Children or minors who lack legal capacity are represented by their legal representatives, who provide them with information on court decisions and the enforcement of penalties.

During enforcement proceedings courts have the power to order protective measures to protect children or minors from coming to unnecessary harm after out-of-court proceedings have been conducted. These protective measures are: limitation of inappropriate contact or limited contact with a parent, grandparent, brother or sister (or half-brother or half-sister) of the child, or with the child’s spouse.

Access to remedies

a) Criminal proceedings

Everyone has the right to appeal against a judgment of the competent court in accordance with the applicable provisions of the Code of Criminal Procedure. When children or minors are victims of a crime, they — like the public prosecutor, the defendant and the defence lawyer — are entitled to appeal against the judgment of the court of first instance. The injured party may appeal against the judgment on the grounds of the court’s decision regarding the costs of the criminal proceedings or the claim for damages. However, if the public prosecutor has taken over prosecution from the injured party acting as private prosecutor, the latter may appeal on any grounds on which a ruling may be challenged.

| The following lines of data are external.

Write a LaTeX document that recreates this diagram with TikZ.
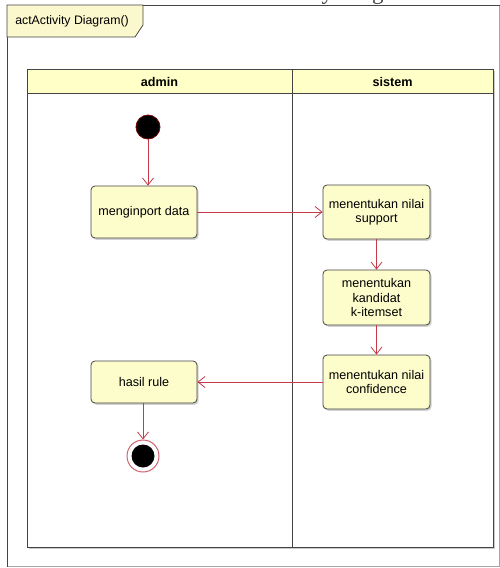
\documentclass[tikz,border=0pt]{standalone}
\usepackage{fontspec}
\setmainfont{Liberation Sans}
\newfontfamily\capfont{Liberation Serif}
\usetikzlibrary{arrows.meta,shadows}

\definecolor{actfill}{HTML}{FDFDCC}
\definecolor{lanefill}{HTML}{FFFFC8}
\definecolor{tabfill}{HTML}{FAF8CC}
\definecolor{flowred}{HTML}{C43A48}
\definecolor{edge}{HTML}{444444}

\tikzset{
  act/.style={draw=edge, fill=actfill, rounded corners=4pt, line width=0.8pt,
    drop shadow={shadow xshift=1.6pt, shadow yshift=-1.8pt, fill=black!35},
    font=\fontsize{12.6}{14.5}\selectfont, align=center, inner sep=0pt},
  flow/.style={draw=flowred, line width=0.9pt,
    -{Straight Barb[length=7pt,width=11pt,line width=0.8pt]}},
  lanehead/.style={font=\bfseries\fontsize{12.6}{14}\selectfont},
}

\begin{document}
\begin{tikzpicture}[x=1pt,y=-1pt]
\useasboundingbox (0,0) rectangle (500,568);

% page caption running off the upper edge
\begin{scope}
  \clip (0,0) rectangle (500,5);
  \node[anchor=base, inner sep=0pt, text=black!75, font=\capfont\fontsize{23}{23}\selectfont]
    (caption) at (290,-0.6) {Gambar 3 Activity Diagram};
\end{scope}

% outer frame
\draw[black!35, line width=0.8pt] (7,5) -- (499.5,5) -- (499.5,566.5) -- (7,566.5);
\draw[edge, line width=0.9pt] (7,566.5) -- (7,5) -- (499.5,5);

% frame tab
\draw[edge, fill=tabfill, line width=0.8pt]
  (7,5) -- (143,5) -- (143,25) -- (135,37) -- (7,37) -- cycle;
\node[font=\fontsize{12.3}{14}\selectfont, inner sep=0pt] (tab) at (72,21) {actActivity Diagram()};

% swimlanes
\fill[black!20] (28.5,70.5) rectangle (494.5,548.5);
\fill[white] (27,69) rectangle (493,547);
\fill[lanefill] (27,69) rectangle (493,93);
\draw[edge, line width=0.9pt] (27,69) rectangle (493,547);
\draw[edge, line width=0.9pt] (27,93) -- (493,93);
\draw[edge, line width=0.9pt] (292,69) -- (292,547);
\node[lanehead] (laneA) at (159.5,81.5) {admin};
\node[lanehead] (laneB) at (392.5,81.5) {sistem};

% initial and final nodes
\node[circle, fill=black, draw=red!45!black, line width=0.8pt, minimum size=24pt, inner sep=0pt] (start) at (148,127) {};
\node[circle, fill=white, draw=flowred!80, line width=1pt, minimum size=32pt, inner sep=0pt] (stop) at (143,456) {};
\fill[black] (stop.center) circle (11.5);

% actions
\node[act, minimum width=106pt, minimum height=52pt] (imp)  at (144,212) {menginport data};
\node[act, minimum width=107pt, minimum height=54pt] (sup)  at (376.5,212) {menentukan nilai\\support};
\node[act, minimum width=107pt, minimum height=55pt] (kand) at (376.5,297.5) {menentukan\\kandidat\\k-itemset};
\node[act, minimum width=107pt, minimum height=54pt] (conf) at (376.5,382) {menentukan nilai\\confidence};
\node[act, minimum width=106pt, minimum height=42pt] (hasil) at (144,382) {hasil rule};

% control flow
\draw[flow] (start) -- (start |- imp.north);
\draw[flow] (imp) -- (sup);
\draw[flow] (sup) -- (kand);
\draw[flow] (kand) -- (conf);
\draw[flow] (conf) -- (hasil);
\draw[flow] (hasil.south -| stop) -- (stop);
\end{tikzpicture}
\end{document}
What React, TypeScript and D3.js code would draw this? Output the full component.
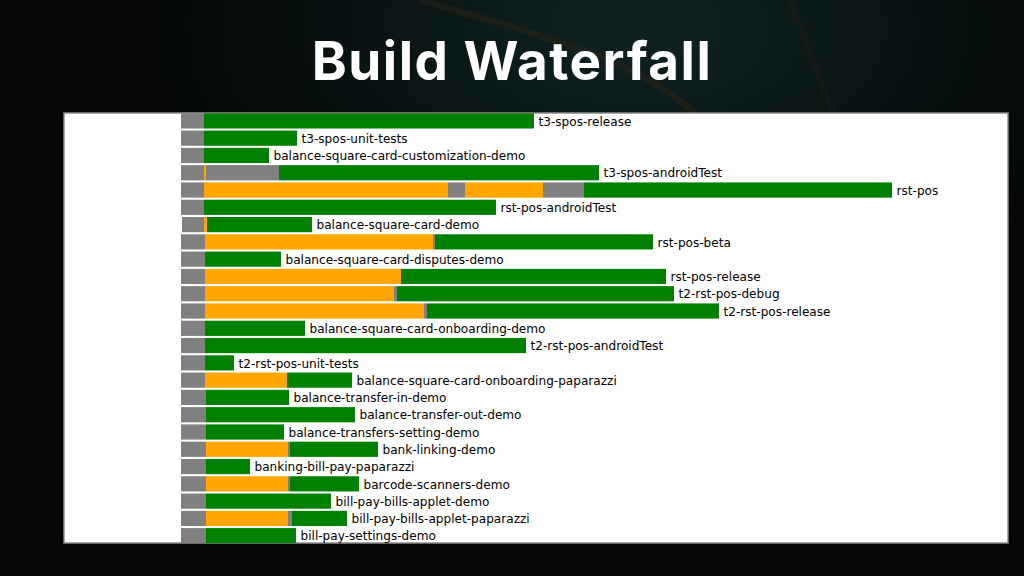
import React from "react";
import * as d3 from "d3";

const W = 1024;
const H = 576;

const title = "Build Waterfall";

const taskNames = [
  "t3-spos-release",
  "t3-spos-unit-tests",
  "balance-square-card-customization-demo",
  "t3-spos-androidTest",
  "rst-pos",
  "rst-pos-androidTest",
  "balance-square-card-demo",
  "rst-pos-beta",
  "balance-square-card-disputes-demo",
  "rst-pos-release",
  "t2-rst-pos-debug",
  "t2-rst-pos-release",
  "balance-square-card-onboarding-demo",
  "t2-rst-pos-androidTest",
  "t2-rst-pos-unit-tests",
  "balance-square-card-onboarding-paparazzi",
  "balance-transfer-in-demo",
  "balance-transfer-out-demo",
  "balance-transfers-setting-demo",
  "bank-linking-demo",
  "banking-bill-pay-paparazzi",
  "barcode-scanners-demo",
  "bill-pay-bills-applet-demo",
  "bill-pay-bills-applet-paparazzi",
  "bill-pay-settings-demo",
];

// phase kinds: q = waiting (gray), b = building (orange), t = running (green)
type Seg = [string, number, number];
const taskPhases: Seg[][] = [
  [["q", 0, 23], ["t", 23, 353]],
  [["q", 0, 23], ["t", 23, 116]],
  [["q", 0, 23], ["t", 23, 88]],
  [["q", 0, 23], ["b", 23, 25], ["q", 25, 98], ["t", 98, 418]],
  [["q", 0, 23], ["b", 23, 267], ["q", 267, 284], ["b", 284, 362], ["q", 362, 403], ["t", 403, 711]],
  [["q", 0, 23], ["t", 23, 315]],
  [["q", 1, 23], ["b", 23, 26], ["t", 26, 131]],
  [["q", 0, 24], ["b", 24, 252], ["q", 252, 254], ["t", 254, 472]],
  [["q", 0, 24], ["t", 24, 100]],
  [["q", 0, 24], ["b", 24, 220], ["t", 220, 485]],
  [["q", 0, 24], ["b", 24, 213], ["q", 213, 216], ["t", 216, 493]],
  [["q", 0, 24], ["b", 24, 243], ["q", 243, 246], ["t", 246, 538]],
  [["q", 0, 24], ["t", 24, 124]],
  [["q", 0, 24], ["t", 24, 345]],
  [["q", 0, 24], ["t", 24, 53]],
  [["q", 0, 24], ["b", 24, 106], ["t", 106, 171]],
  [["q", 0, 25], ["t", 25, 108]],
  [["q", 0, 25], ["t", 25, 174]],
  [["q", 0, 25], ["t", 25, 103]],
  [["q", 0, 25], ["b", 25, 107], ["q", 107, 109], ["t", 109, 197]],
  [["q", 0, 25], ["t", 25, 69]],
  [["q", 0, 25], ["b", 25, 107], ["q", 107, 109], ["t", 109, 178]],
  [["q", 0, 25], ["t", 25, 150]],
  [["q", 0, 25], ["b", 25, 107], ["q", 107, 111], ["t", 111, 166]],
  [["q", 0, 25], ["t", 25, 115]],
];

const kinds = ["q", "b", "t"];
const kindColors = ["#808080", "#FFA500", "#008000"];

export default function App() {
  const panel = { x: 64, y: 113, w: 944, h: 430 };
  const x = d3.scaleLinear().domain([0, 843]).range([181, 1024]);
  const y = d3
    .scaleBand<string>()
    .domain(taskNames)
    .range([113.3, 113.3 + 25 * 17.2])
    .paddingInner(0.12)
    .paddingOuter(0);
  const color = d3.scaleOrdinal<string, string>().domain(kinds).range(kindColors);

  return (
    <svg
      width={W}
      height={H}
      style={{ position: "absolute", left: 0, top: 0, display: "block" }}
    >
      <defs>
        <radialGradient id="glow" cx="0.62" cy="0.05" r="0.5">
          <stop offset="0%" stopColor="#0e2222" />
          <stop offset="100%" stopColor="#050606" />
        </radialGradient>
        <clipPath id="panelClip">
          <rect x={panel.x} y={panel.y} width={panel.w} height={panel.h} />
        </clipPath>
      </defs>
      <rect x={0} y={0} width={W} height={H} fill="#040506" />
      <rect x={0} y={0} width={W} height={H} fill="url(#glow)" />
      <path
        d="M 420 0 C 520 30, 650 60, 700 120"
        fill="none"
        stroke="#3a2a14"
        strokeWidth={7}
        opacity={0.35}
      />
      <path
        d="M 790 0 C 805 40, 820 80, 835 120"
        fill="none"
        stroke="#2a1f10"
        strokeWidth={6}
        opacity={0.3}
      />
      <text
        x={512}
        y={80}
        textAnchor="middle"
        fill="#ffffff"
        fontFamily="Inter, 'Open Sans', sans-serif"
        fontWeight={700}
        fontSize={53}
        letterSpacing={1.5}
      >
        {title}
      </text>
      <rect
        x={panel.x}
        y={panel.y}
        width={panel.w}
        height={panel.h}
        fill="#ffffff"
        stroke="#8a8a8a"
        strokeWidth={1.5}
      />
      <g clipPath="url(#panelClip)">
        {taskNames.map((name, i) => {
          const segs = taskPhases[i];
          const yy = y(name) as number;
          const end = segs[segs.length - 1][2];
          return (
            <g key={name}>
              {segs.map((s, j) => (
                <rect
                  key={j}
                  x={x(s[1])}
                  y={yy}
                  width={x(s[2]) - x(s[1])}
                  height={y.bandwidth()}
                  fill={color(s[0])}
                />
              ))}
              <text
                x={x(end) + 4.5}
                y={yy + y.bandwidth() / 2 + 0.5}
                dy="0.35em"
                fill="#000000"
                fontFamily="'DejaVu Sans', sans-serif"
                fontSize={12.1}
              >
                {name}
              </text>
            </g>
          );
        })}
      </g>
    </svg>
  );
}
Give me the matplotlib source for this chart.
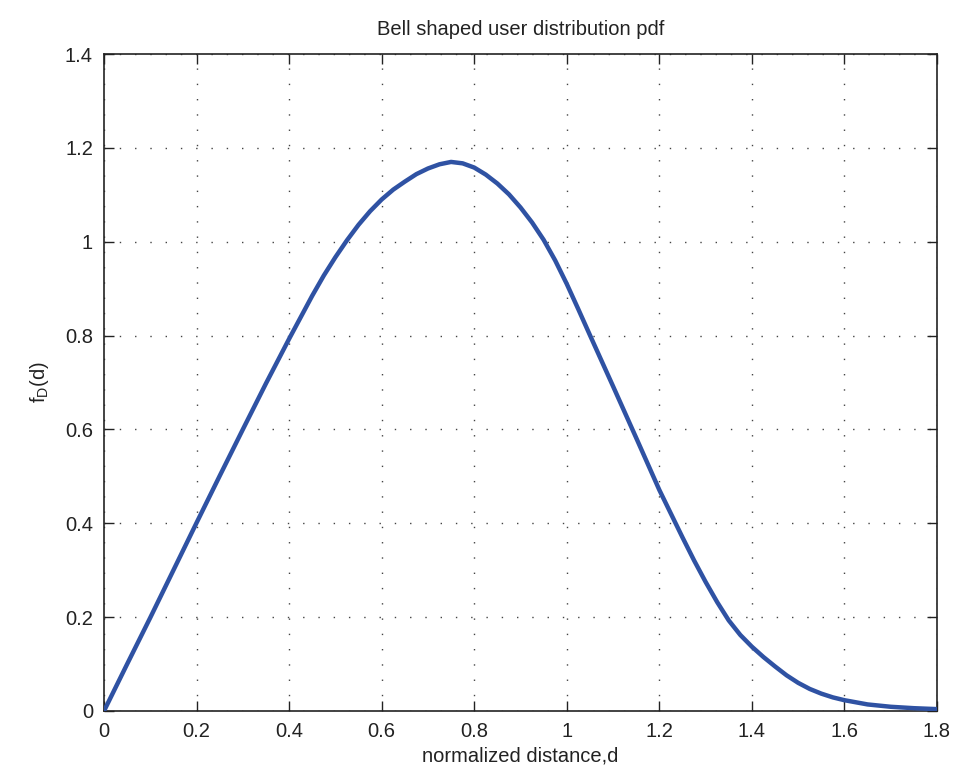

All persons who are entitled to appeal against a judgment imposing a sentence on a minor, a decision imposing a correctional measure on a minor or a decision suspending the proceedings may do so within eight days of the receipt of the judgment or decision. A defence lawyer or public prosecutor, the spouse, a relative in the direct line, an adoptive parent, a guardian, a brother, a sister or a foster carer may appeal in favour of the minor even against the will of the minor. The second-instance court may alter the decision of the first-instance court by imposing a harsher penalty on the minor only if that is proposed in the appeal.

b) Civil proceedings

Children and minors involved in judicial proceedings have the right to file a complaint, an appeal or an action under the general rules laid down in the Code of Civil Procedure (Zakon o parničnom postupku) and the Civil Obligations Act (Zakon o obveznim odnosima).

As, in general, children and minors do not have legal capacity, their parents or guardians undertake specific actions in their name and on their behalf as their legal representatives. The child’s legal representative is entitled to undertake all procedural actions in the child’s name, including the lodging of an appeal. An appeal may be lodged against judgments issued by courts of first instance, and an appeal stays the execution of the relevant court decision. An appeal may be lodged on account of a material infringement of the provisions on civil proceedings, incorrect or incomplete establishment of the facts and misapplication of substantive law. The time limit for submitting an appeal against the judgment of a court of first instance is usually 15 days from the date of receipt of the judgment.


The Family Act (Obiteljski zakon) regulates adoption as a special form of family and legal care and protection of children who lack adequate parental care, which creates a lasting relationship between the parents and the child and grants parental authority to the adoptive parents. Adoptive parents must be Croatian citizens (in exceptional cases they may be foreign citizens if this is in the child’s particular interests), at least 21 years old, and at least 18 years older than the adopted child. A child may be adopted jointly by married couples or unmarried spouses, by one spouse/unmarried spouse if the other spouse/unmarried spouse is the other parent or adoptive parent, with the consent of the other spouse/unmarried spouse, or by a person who is not married or in a non-marital partnership.

Adoption may be established up to the child’s eighteenth birthday, and a child may be adopted if they meet the legal requirements for adoption and if adoption is in the interests of their well-being. A child who has reached the age of 12 years must give their written consent to adoption.

The adoption procedure is carried out by the Centre for Social Care of the place of permanent or temporary residence of the prospective adoptive parents.

If the adoptive parent or the child is a foreigner, adoption may be established only with the prior consent of the ministry responsible for social welfare.